Currently, endocardial mapping using a catheter, which is a type of invasive test, is employed to observe fragmented activity to identify a part in myocardium providing un-uniform conduction of excitation. In particular, a methodology has been adapted that uses a catheter to conduct an electrophysiological test to identify a part in myocardium providing un-uniform conduction of excitation and furthermore provide a treatment by catheter with a high frequency hypersthenia (catheter ablation).
In this methodology, however, the catheter is inserted and moved while chest x-ray fluoroscopy is effected. Consequently, patients, doctors and radiographers are exposed to x-ray radiation over long periods of time. In particular, doctors and radiographers suffer large annual doses of x-ray radiation. Accordingly, there has been a strong demand for significantly reducing the time required for conducting such a test.
In a variety of fields a superconducting quantum interference device (SQUID) magnetometer has been applied. It uses an SQUID capable of detecting with high sensitivity a magnetic flux of one billionth of geomagnetism. In particular, in the field of somatometry, which strongly demands non-invasive measurement, as described above, an attempt is being made to use a SQUID magnetometer to provide a non-contact magnetic measurement of human bodies.
In particular, the development of thin-film device fabrication technology in recent years has allowed the development of a DC-SQUID, and an attempt is being made to use a SQUID magnetometer to measure a magnetocardiogram, a distribution of a magnetic field of a heart.

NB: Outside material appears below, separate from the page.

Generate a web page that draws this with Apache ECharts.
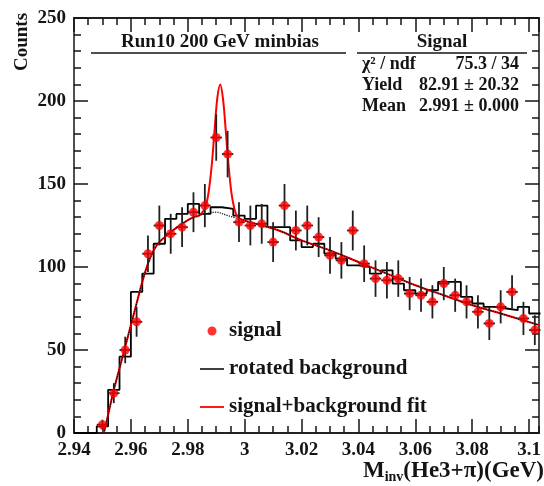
<!DOCTYPE html>
<html>
<head>
<meta charset="utf-8">
<script src="https://cdn.jsdelivr.net/npm/echarts@6/dist/echarts.min.js"></script>
<style>
  html, body { margin: 0; padding: 0; background: #fff; }
  #container { width: 544px; height: 486px; }
</style>
</head>
<body>
<div id="container"></div>
<script>
// bin centres (GeV), bin width 0.004
var binCenters = [
  2.942, 2.946, 2.950, 2.954, 2.958, 2.962, 2.966, 2.970, 2.974, 2.978,
  2.982, 2.986, 2.990, 2.994, 2.998, 3.002, 3.006, 3.010, 3.014, 3.018,
  3.022, 3.026, 3.030, 3.034, 3.038, 3.042, 3.046, 3.050, 3.054, 3.058,
  3.062, 3.066, 3.070, 3.074, 3.078, 3.082, 3.086, 3.090, 3.094, 3.098, 3.102
];
var binHalf = 0.002;

// signal counts (red points) and their errors
var signal = [
  null, null, 5, 24, 50, 67, 108, 125, 120, 124,
  133, 137, 178, 168, 127, 125, 126, 115, 137, 122,
  125, 118, 107, 104, 122, 102, 93, 92, 93, 84,
  83, 79, 90, 83, 79, 73, 66, 76, 85, 69, 62
];
var signalErr = [
  0, 0, 3, 6, 8, 9, 11, 12, 12, 12,
  12, 13, 14, 14, 12, 12, 12, 12, 13, 12,
  12, 12, 11, 11, 12, 11, 11, 11, 11, 10,
  10, 10, 10, 10, 10, 10, 10, 10, 10, 10, 9
];

// rotated background histogram
var rotBkg = [
  0, 0, 4, 26, 46, 85, 96, 114, 129, 132,
  138, 132, 136, 135, 131, 129, 137, 124, 124, 116,
  112, 114, 108, 105, 101, 100, 96, 98, 90, 86,
  84, 86, 91, 91, 82, 78, 76, 75, 74, 76, 72
];

// signal+background fit curve (red)
var fitX = [2.9505, 2.952, 2.954, 2.956, 2.958, 2.960, 2.962, 2.964, 2.966, 2.968,
  2.970, 2.974, 2.978, 2.982, 2.984, 2.9854, 2.9864, 2.9874, 2.9884, 2.9894,
  2.9904, 2.9914, 2.9924, 2.9934, 2.9944, 2.9954, 2.9964, 2.9974, 2.999, 3.004,
  3.012, 3.020, 3.030, 3.040, 3.050, 3.060, 3.070, 3.080, 3.090, 3.1035];
var fitY = [0, 11, 26, 39, 52, 65, 78, 91, 102, 110,
  115, 121, 126, 130, 131, 133.5, 137, 146, 161, 182,
  202, 210, 201, 181, 160, 144, 135, 130.5, 128.5, 126,
  122, 116, 110, 103, 96, 89, 83, 77, 72, 65];

// background part of the fit (black dotted)
var bgX = [2.9505, 2.952, 2.954, 2.956, 2.958, 2.960, 2.962, 2.964, 2.966, 2.968,
  2.970, 2.974, 2.978, 2.982, 2.986, 2.990, 2.994, 2.998, 3.004, 3.012,
  3.020, 3.030, 3.040, 3.050, 3.060, 3.070, 3.080, 3.090, 3.1035];
var bgY = [0, 11, 26, 39, 52, 65, 78, 91, 102, 110,
  115, 121, 126, 130, 132, 133, 131, 129, 126, 122,
  116, 110, 103, 96, 89, 83, 77, 72, 65];

var xMin = 2.94, xMax = 3.1035;
var yMin = 0, yMax = 250;

var FONT = "'Liberation Serif', 'DejaVu Serif', serif";
var INK = '#141414';

// build series data
var histData = [];
for (var i = 0; i < binCenters.length; i++) {
  histData.push([binCenters[i] - binHalf, rotBkg[i]]);
}
histData.push([binCenters[binCenters.length - 1] + binHalf, rotBkg[rotBkg.length - 1]]);

var pointData = [], errData = [];
for (var i = 0; i < binCenters.length; i++) {
  if (signal[i] == null) continue;
  pointData.push([binCenters[i], signal[i]]);
  errData.push([binCenters[i], signal[i], signalErr[i]]);
}
var fitData = fitX.map(function (x, i) { return [x, fitY[i]]; });
var bgData = bgX.map(function (x, i) { return [x, bgY[i]]; });

function xLabel(v) {
  var k = v / 0.02;
  if (Math.abs(k - Math.round(k)) > 1e-6) return '';
  return String(+v.toFixed(2));
}

var labelStyle = { fontFamily: FONT, fontWeight: 'bold', fontSize: 19, color: INK };
var lineStyle = { color: INK, width: 1.5 };

function xAx(pos, interval, tickLen, showLabel) {
  return {
    type: 'value', position: pos, min: xMin, max: xMax, interval: interval,
    axisLine: { show: true, onZero: false, lineStyle: lineStyle },
    axisTick: { show: true, inside: true, length: tickLen, lineStyle: lineStyle },
    axisLabel: showLabel ? Object.assign({ margin: 8, formatter: xLabel, showMaxLabel: false }, labelStyle) : { show: false },
    splitLine: { show: false }
  };
}
function yAx(pos, showLabel) {
  return {
    type: 'value', position: pos, min: yMin, max: yMax, interval: 50,
    axisLine: { show: true, onZero: false, lineStyle: lineStyle },
    axisTick: { show: true, inside: true, length: 14, lineStyle: lineStyle },
    minorTick: { show: true, splitNumber: 5, length: 7, lineStyle: lineStyle },
    axisLabel: showLabel ? Object.assign({ margin: 8 }, labelStyle) : { show: false },
    splitLine: { show: false }
  };
}

var dom = document.getElementById('container');
var myChart = echarts.init(dom, null, { renderer: 'canvas' });

var option = {
  animation: false,
  backgroundColor: '#fff',
  grid: { left: 74, right: 0, top: 18, bottom: 53, containLabel: false },
  xAxis: [
    xAx('bottom', 0.02, 14, true),
    xAx('bottom', 0.005, 7, false),
    xAx('top', 0.02, 14, false),
    xAx('top', 0.005, 7, false)
  ],
  yAxis: [yAx('left', true), yAx('right', false)],
  legend: {
    orient: 'vertical', left: 200, top: 320, itemGap: 16, padding: 0,
    itemWidth: 24, itemHeight: 9,
    textStyle: { fontFamily: FONT, fontWeight: 'bold', fontSize: 21, color: INK, lineHeight: 22 },
    data: [
      { name: 'signal', icon: 'circle' },
      { name: 'rotated background', icon: 'path://M0,0L24,0L24,1.5L0,1.5Z' },
      { name: 'signal+background fit', icon: 'path://M0,0L24,0L24,1.8L0,1.8Z' }
    ]
  },
  graphic: [
    { type: 'text', style: { text: 'Run10 200 GeV minbias', x: 220, y: 42, align: 'center', verticalAlign: 'middle', font: 'bold 19px ' + FONT, fill: INK } },
    { type: 'line', shape: { x1: 91, y1: 53, x2: 346, y2: 53 }, style: { stroke: INK, lineWidth: 1.5 } },
    { type: 'text', style: { text: 'Signal', x: 442, y: 42, align: 'center', verticalAlign: 'middle', font: 'bold 19px ' + FONT, fill: INK } },
    { type: 'line', shape: { x1: 357, y1: 53, x2: 527, y2: 53 }, style: { stroke: INK, lineWidth: 1.5 } },
    { type: 'text', style: { text: 'χ² / ndf', x: 362, y: 64, align: 'left', verticalAlign: 'middle', font: 'bold 18px ' + FONT, fill: INK } },
    { type: 'text', style: { text: '75.3 / 34', x: 519, y: 64, align: 'right', verticalAlign: 'middle', font: 'bold 18px ' + FONT, fill: INK } },
    { type: 'text', style: { text: 'Yield', x: 362, y: 85, align: 'left', verticalAlign: 'middle', font: 'bold 18px ' + FONT, fill: INK } },
    { type: 'text', style: { text: '82.91 ± 20.32', x: 519, y: 85, align: 'right', verticalAlign: 'middle', font: 'bold 18px ' + FONT, fill: INK } },
    { type: 'text', style: { text: 'Mean', x: 362, y: 106, align: 'left', verticalAlign: 'middle', font: 'bold 18px ' + FONT, fill: INK } },
    { type: 'text', style: { text: '2.991 ± 0.000', x: 519, y: 106, align: 'right', verticalAlign: 'middle', font: 'bold 18px ' + FONT, fill: INK } },
    { type: 'text', rotation: Math.PI / 2, x: 22, y: 42, style: { text: 'Counts', x: 0, y: 0, align: 'center', verticalAlign: 'middle', font: 'bold 19px ' + FONT, fill: INK } },
    {
      type: 'text', style: {
        text: '{m|M}{s|inv}{m|(He3+π)(GeV)}', x: 544, y: 471, align: 'right', verticalAlign: 'middle',
        rich: {
          m: { fontFamily: FONT, fontWeight: 'bold', fontSize: 23, fill: INK, color: INK },
          s: { fontFamily: FONT, fontWeight: 'bold', fontSize: 14, fill: INK, color: INK, padding: [12, 0, 0, 0] }
        }
      }
    }
  ],
  series: [
    {
      name: 'rotated background', type: 'line', step: 'end', data: histData,
      symbol: 'none', color: '#000', lineStyle: { color: '#000', width: 1.8 }, z: 2
    },
    {
      name: 'signal+background fit', type: 'line', data: fitData, smooth: 0.35,
      symbol: 'none', color: '#ff0000', lineStyle: { color: '#ff0000', width: 2 }, z: 3
    },
    {
      name: 'background', type: 'line', data: bgData, smooth: 0.35,
      symbol: 'none', color: '#000', lineStyle: { color: '#000', width: 1.2, type: 'dotted' }, z: 4
    },
    {
      name: 'errors', type: 'custom', data: errData, z: 5,
      renderItem: function (params, api) {
        var x = api.value(0), y = api.value(1), e = api.value(2);
        var lo = api.coord([x, y - e]), hi = api.coord([x, y + e]);
        var l = api.coord([x - binHalf, y]), r = api.coord([x + binHalf, y]);
        var st = { stroke: '#202020', lineWidth: 1.8 };
        return {
          type: 'group', children: [
            { type: 'line', shape: { x1: lo[0], y1: lo[1], x2: hi[0], y2: hi[1] }, style: st },
            { type: 'line', shape: { x1: l[0], y1: l[1], x2: r[0], y2: r[1] }, style: st }
          ]
        };
      }
    },
    {
      name: 'signal', type: 'scatter', data: pointData, symbol: 'circle', symbolSize: 9,
      color: '#ff0000', itemStyle: { color: '#ff0000' }, z: 6
    }
  ]
};

if (option && typeof option === 'object') {
  myChart.setOption(option);
}
</script>
</body>
</html>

However, a magnetocardiogram alone cannot directly display the location, size, and geometry of a part in myocardium providing un-uniform conduction of excitation, and it hardly allows doctors to correctly understand a relative, positional relationship of an affected part in a heart.
Accordingly it has been proposed to visualize an intramyocardial, electric current behavior from a magnetocardiographic distribution represented in a magnetocardiogram. One such approach adopted is to use one or more small current element pieces (current dipoles) to mimic the source of a magnetic field for visualization. This methodology has been confirmed to be effective in determining the position of a bypass circuit (a secondary conduction path) having-peculiar electrophysiological characteristics in the WPW syndrome, e.g., a Kent bundle.
On the other hand, it has been confirmed that an excitation conduction path extending from a sinoauricular node to an atrioventricular node-a bundle of His-Purkinje fiber network can be represented by a method using the above-described current dipole to determine a source of a signal.
However, using one or more current dipoles to mimic a source of a magnetic field for visualization can only provide positional information of the current dipole(s) corresponding to a specific time point and it cannot three-dimensionally identify the location, size and geometry of a part in myocardium that has a ventricular late potential, i.e., a part in myocardium providing un-uniform conduction of excitation.
The present invention therefore contemplates an magnetocardiographic diagnosis apparatus for a ventricular late potential and a method of identifying a part in myocardium providing un-uniform conduction of excitation that can employ a non-invasive magnetic measurement to provide data representative of an intramyocardial, three-dimensional, electrical behavior and used to safely, rapidly and with high precision, three-dimensionally identify a positional relationship of a part in myocardium that has a ventricular late potential, i.e., a part in myocardium providing un-uniform conduction of excitation.